Do you hear that? It’s the sound of inevitability
… it’s the sound of Windows Vista launching. No, that’s not a joke about the general apathy surrounding the most important Windows since the hot topic was “who’s better: Blur or Oasis?”
There’s much debate about what Vista means - is it more secure or will the UAC nags desensitise people so much that they carelessly *OK* any prompt that appears (thereby making it less secure)? - are the additional bells and whistles timely enhancements or is it lip gloss on an old hag? Are the various multimedia apps a shameless rip off of iLife, or an essential response to the demands of today’s user?
MS, just like Apple, has its hardcore supporters and detractors. Reality (read: “the market”) lies between. The Apple camp who see Vista’s lukewarm reception as the beginning of MS’ end are deluded. The business world and most homes have computers that Mac OS X would refuse to run on.
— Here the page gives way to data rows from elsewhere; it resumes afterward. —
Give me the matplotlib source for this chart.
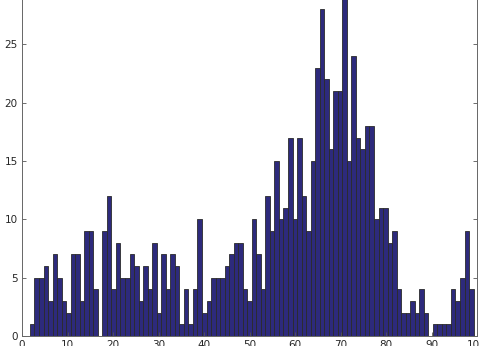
import numpy as np
import matplotlib
matplotlib.use('Agg')
import matplotlib.pyplot as plt


# counts per bin (98 bins)
counts = [1, 5, 5, 6, 3, 7, 5, 3, 2, 7,
          7, 3, 9, 9, 4, 0, 9, 12, 4, 8,
          5, 5, 7, 6, 3, 6, 4, 8, 2, 7,
          4, 7, 6, 1, 4, 1, 4, 10, 2, 3,
          5, 5, 5, 6, 7, 8, 8, 4, 3, 10,
          7, 4, 12, 9, 15, 10, 11, 17, 10, 17,
          12, 9, 15, 23, 28, 22, 16, 21, 21, 29,
          15, 24, 17, 16, 18, 18, 10, 11, 11, 8,
          9, 4, 2, 2, 3, 2, 4, 2, 0, 1,
          1, 1, 1, 4, 3, 5, 9, 4]
x_lo, x_hi = 1.75, 99.25
xticks = [0, 10, 20, 30, 40, 50, 60, 70, 80, 90, 100]
yticks = [0, 5, 10, 15, 20, 25]

edges = np.linspace(x_lo, x_hi, len(counts) + 1)

fig = plt.figure(figsize=(4.79, 3.46), dpi=100)
ax = fig.add_axes([22 / 479, 10 / 346, 455 / 479, 350 / 346])

ax.bar(edges[:-1], counts, width=np.diff(edges), align='edge',
       facecolor='#2d2a7c', edgecolor='#2a2a2a', linewidth=0.6)

ax.set_xlim(0, 100)
ax.set_ylim(0, 30)
ax.set_xticks(xticks)
ax.set_yticks(yticks)
ax.tick_params(direction='in', length=3, width=0.6, colors='#555555',
               labelcolor='#262626', labelsize=7.5, right=True, top=True,
               pad=3)
for s in ax.spines.values():
    s.set_color('#666666')
    s.set_linewidth(0.7)

fig.savefig('out.png', dpi=100)
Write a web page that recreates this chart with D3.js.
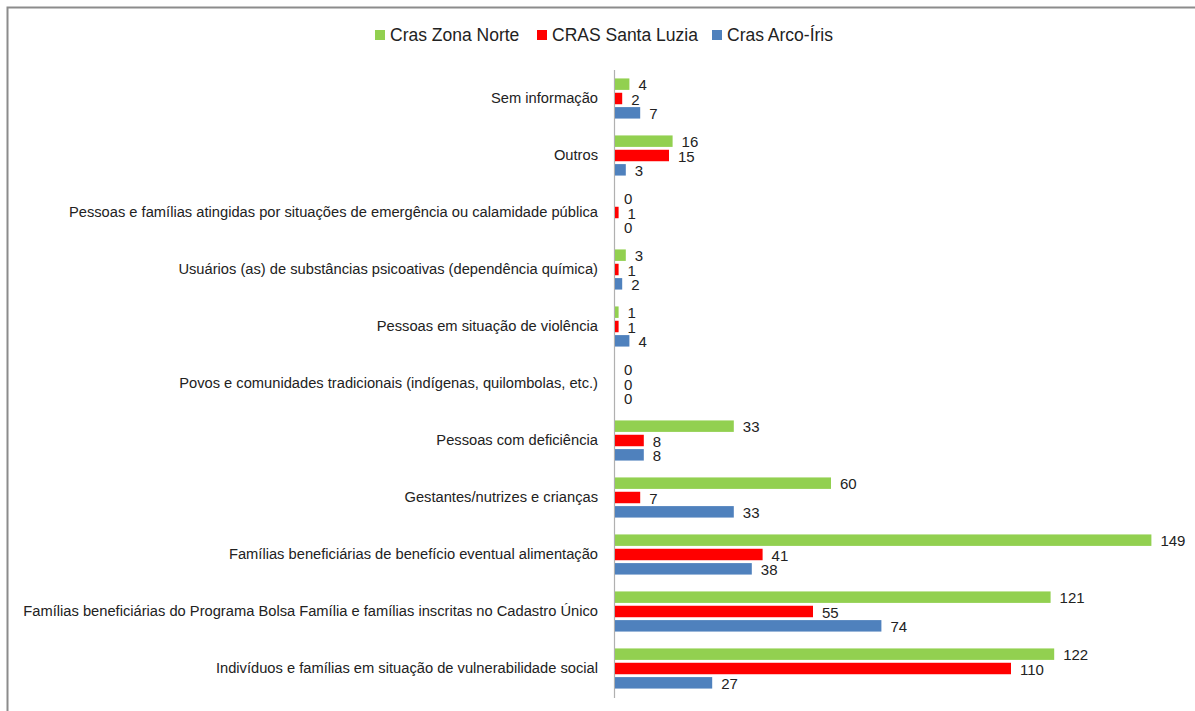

The greatest threats to MS are open source software (eg: OpenOffice.org) and Internet services (eg: Google).
It would please me to see Apple regain some market-share through Mac OS X and the so-called “iPod halo effect”. 10%, 20%? Who knows… Maybe that would bring the games developers. In any case, Apple will remain a niche player, and this is how it must be.
This has nothing to do with Mac snobbery - just realism. Apple users rejoice in the Mac’s simplicity, and pour scorn on MS’ uphill battle to rally countless disparate components together and call it a platform. To their credit they do a remarkably good job. Now flip it. Go to the Apple Store. You’ll find two classes of laptop, and three classes of desktop computer. Imagine that this was all the choice there was. Sound appealing?
If Apple became the dominant platform, the aspects that users praise as its key virtues would become its worst crimes. The only way to compete with MS would be to open Mac OS X to run on generic hardware. If they did, any stability advantages would disappear. Apple also consistently prove that they don’t have the manufacturing capacity even to satisfy the demand they have now. Fancy waiting six months for your new computer?
It works to think of the Mac as the Milan catwalk, or the Tokyo concept cars of computing. Ideas filter through to the mainstream, to George at Asda. Windows is a Ford Focus. Vista was never going to roll out to an Apple-style ta-dah: it will be routinely installed on every PC sold from now on. In three years’ time, most users will be on Vista. The ones that matter will anyway - the ones that spend money on such things.
It’s a fait accompli. The most important thing is that it appears to be a significant improvement. I’m looking forward to trying it out.